What the Case Actually Changed

By the time the legal battles wound down, the practical outcome was mixed. The trademark was ultimately narrowed — courts drew tighter lines around the specific commercial context in which the color had acquired secondary meaning, limiting the manufacturer's ability to reach into unrelated industries.

But the broader impact on American trademark law was significant and lasting. The case became a reference point for how courts evaluate color trademark claims, pushing toward a more rigorous standard for what "secondary meaning" actually requires. Subsequent rulings in color trademark disputes — including high-profile cases involving the distinctive red soles of luxury shoes and the brown of a major delivery company's trucks — drew on the framework that emerged from this decade of litigation.

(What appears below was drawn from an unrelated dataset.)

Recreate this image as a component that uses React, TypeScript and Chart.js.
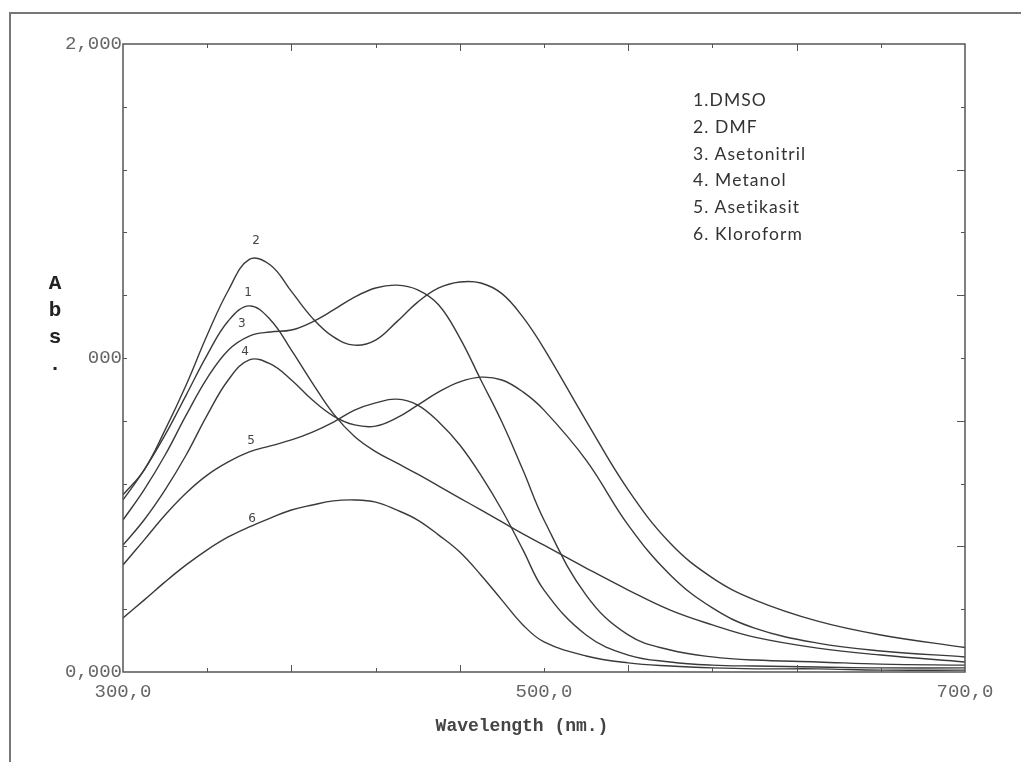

The rules that govern color ownership in the US today are, in part, a product of what one small textile company forced the legal system to figure out.

The Color Is Still Out There

Here's the quietly unsettling part: the shade of blue at the center of all this still exists. It's still used in industrial textiles. The trademark dispute is long over, the company that filed for protection has likely changed hands or disappeared entirely, and the color itself has returned to something like common use.

But for roughly a decade, a specific arrangement of light wavelengths — a color you could probably find on a paint chip at any hardware store — was legally owned. Competitors paid to avoid it. Lawyers billed millions of hours arguing about it. An entire industry reorganized itself around a single shade.

If that sounds implausible, it's because it is. But it happened. And the legal machinery it set in motion is still running.